DESCRIPTION OF THE TASK — Extract, in full, the lines below, beginning at the first and ending with the line that contains "L, R, T, B = 550, 35, 33, 115". Pictures do not belong in the copy.

DATA SEGMENT —
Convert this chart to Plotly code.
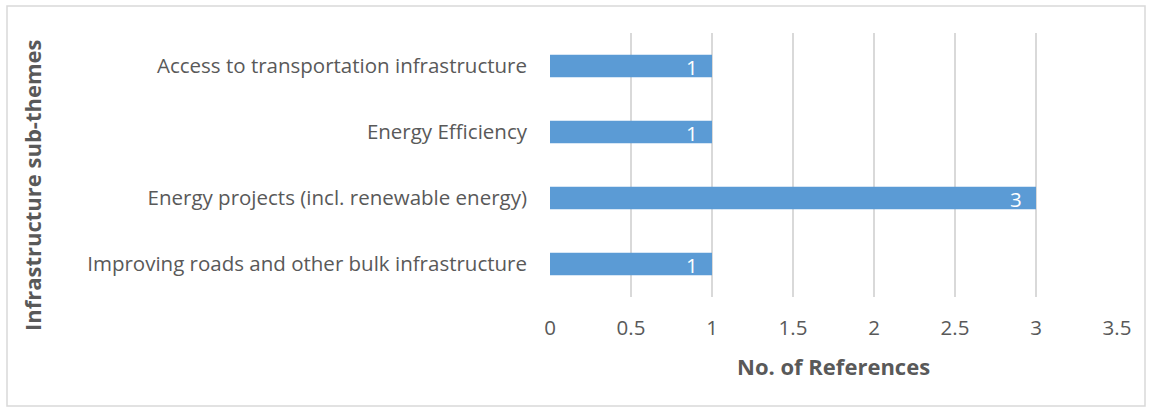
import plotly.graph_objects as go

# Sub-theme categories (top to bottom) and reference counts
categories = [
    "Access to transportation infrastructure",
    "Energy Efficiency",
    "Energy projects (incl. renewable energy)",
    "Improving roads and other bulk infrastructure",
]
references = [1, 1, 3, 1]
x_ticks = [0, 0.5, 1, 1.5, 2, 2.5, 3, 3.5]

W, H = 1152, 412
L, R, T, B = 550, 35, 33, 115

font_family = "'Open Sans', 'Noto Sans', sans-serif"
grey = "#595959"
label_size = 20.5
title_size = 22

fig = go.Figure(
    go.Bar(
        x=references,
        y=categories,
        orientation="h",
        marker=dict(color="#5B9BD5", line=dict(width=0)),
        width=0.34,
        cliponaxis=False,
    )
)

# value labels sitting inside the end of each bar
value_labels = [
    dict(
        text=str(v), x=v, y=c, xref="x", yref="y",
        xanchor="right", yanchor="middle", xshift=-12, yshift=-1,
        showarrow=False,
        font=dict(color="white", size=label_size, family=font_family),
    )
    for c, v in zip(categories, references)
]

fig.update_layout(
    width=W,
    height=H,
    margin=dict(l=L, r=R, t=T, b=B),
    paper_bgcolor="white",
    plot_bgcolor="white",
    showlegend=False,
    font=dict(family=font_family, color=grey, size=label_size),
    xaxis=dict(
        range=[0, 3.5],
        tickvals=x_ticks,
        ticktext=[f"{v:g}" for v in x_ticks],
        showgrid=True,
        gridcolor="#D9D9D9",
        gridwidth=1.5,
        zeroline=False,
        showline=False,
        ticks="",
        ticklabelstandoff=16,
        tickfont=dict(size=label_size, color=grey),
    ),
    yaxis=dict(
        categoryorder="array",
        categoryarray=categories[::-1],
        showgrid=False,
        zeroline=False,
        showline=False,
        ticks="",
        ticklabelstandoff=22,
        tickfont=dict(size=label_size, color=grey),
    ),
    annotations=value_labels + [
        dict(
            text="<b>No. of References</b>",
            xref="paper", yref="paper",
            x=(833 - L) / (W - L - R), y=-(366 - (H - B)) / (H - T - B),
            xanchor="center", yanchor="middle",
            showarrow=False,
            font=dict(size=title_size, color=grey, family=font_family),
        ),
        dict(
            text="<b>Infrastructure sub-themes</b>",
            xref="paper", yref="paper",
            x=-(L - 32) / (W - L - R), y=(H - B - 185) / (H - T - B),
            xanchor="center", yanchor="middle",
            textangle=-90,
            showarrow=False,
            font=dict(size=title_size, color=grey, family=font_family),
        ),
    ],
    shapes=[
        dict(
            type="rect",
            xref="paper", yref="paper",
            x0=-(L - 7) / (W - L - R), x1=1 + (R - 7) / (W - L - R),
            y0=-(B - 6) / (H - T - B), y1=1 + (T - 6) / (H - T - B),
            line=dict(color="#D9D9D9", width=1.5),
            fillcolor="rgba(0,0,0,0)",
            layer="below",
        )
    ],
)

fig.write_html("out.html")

FULL SOLUTION —
Convert this chart to Plotly code.
import plotly.graph_objects as go

# Sub-theme categories (top to bottom) and reference counts
categories = [
    "Access to transportation infrastructure",
    "Energy Efficiency",
    "Energy projects (incl. renewable energy)",
    "Improving roads and other bulk infrastructure",
]
references = [1, 1, 3, 1]
x_ticks = [0, 0.5, 1, 1.5, 2, 2.5, 3, 3.5]

W, H = 1152, 412
L, R, T, B = 550, 35, 33, 115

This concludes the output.